Market watchers fear Beijing's commitment to market reforms and liberalisation may subside if the yuan is added to the reserve basket. Photo: Reuters
Market watchers fear Beijing's commitment to market reforms and liberalisation may subside if the yuan is added to the reserve basket. Photo: ReutersJitters in Chinese markets resurfaced on Friday as flagship indices CSI300 and Shanghai Composite logged their biggest percentage loss since August 25.
The blue-chip CSI300 index slumped 5.4 per cent, to 3,556.99 points, while the Shanghai Composite Index plunged 5.5 per cent to 3,436.30 at close after falling as much as 6.1 per cent in the afternoon session.
Here are three reasons why Chinese markets slumped today:
1) Regulatory crackdown on leverage activities
Market regulator China Securities Regulatory Commission (CERC) started investigations into China's biggest brokerage CITIC Securities and its smaller rival Guosen Securities as they allegedly reported inaccurate numbers in statistical reports on over-the-counter equity swap deals partly carried out during the summer's stock market rout.
"Another brokerage firm Haitong Securities also came under investigation by the country's market watchdog," a Reuters report noted.
Marketmen turned cautious as CERC urged brokerages to cease financing clients' stocks purchases through over-the-counter swap contracts, in order to check on leverage activities.
"The deleverage move certainly have a negative impact on investor sentiment. In addition, it fuels concerns that more brokerages would be probed and more executives would fall," told Shen Weizheng, fund manager at Shanghai-based Ivy Capital to Reuters.
2) Industrial profit data
Profits earned by Chinese industrial companies fell 4.6 per cent in October, declining for the fifth consecutive month, data from the statistics bureau showed on Friday.
Industrial profits, which cover large enterprises with annual revenue of more than 20 million yuan ($3.13 million) from their main operations, fell 2.0 per cent in the first 10 months of the year compared with the same period a year earlier, the National Bureau of Statistics (NBS) said on its website.
In September, profits fell 0.1 per cent from a year earlier.
"I don't see signs that the economy has bottomed out," told Zhou Lin, analyst at Huatai Securities to Reuters.

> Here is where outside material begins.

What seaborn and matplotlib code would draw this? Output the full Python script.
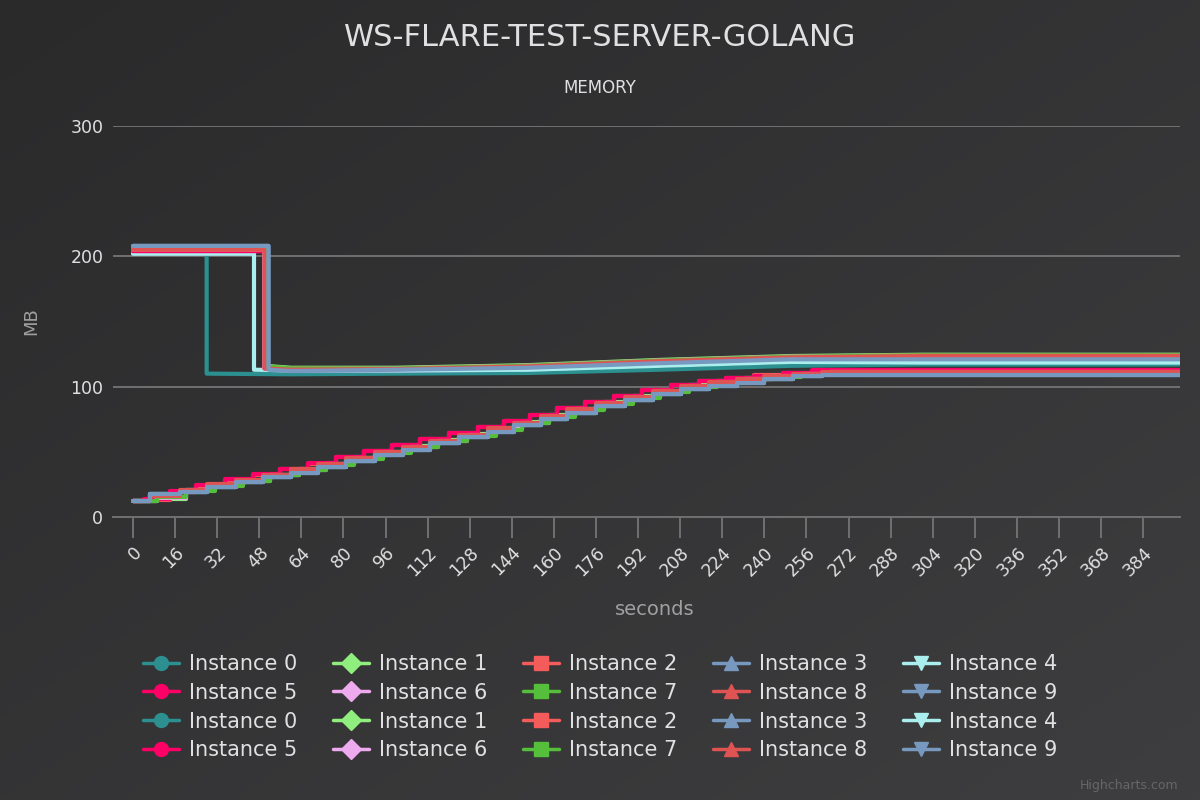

3) Possible yuan inclusion in SDR basket
The yuan softened to a three-month low against the dollar on Friday and was set for its longest weekly losing streak in five months ahead of the International Monetary Fund (IMF)'s decision on whether or not to include the currency in Special Drawing Rights (SDR) basket. IMF is likely to decide on yuan's fate on November 30.
Market watchers fear Beijing's commitment to market reforms and liberalisation may subside if the yuan is added to the reserve basket.
"Some traders expect Beijing may allow the currency to depreciate after it is included in the IMF's Special Drawing Rights basket, partly to reflect China's slowing economic growth," said Reuters report.
SDRs are supplementary foreign exchange reserve assets defined and maintained by the IMF. Their value is based on a basket of key international currencies reviewed by IMF every five years.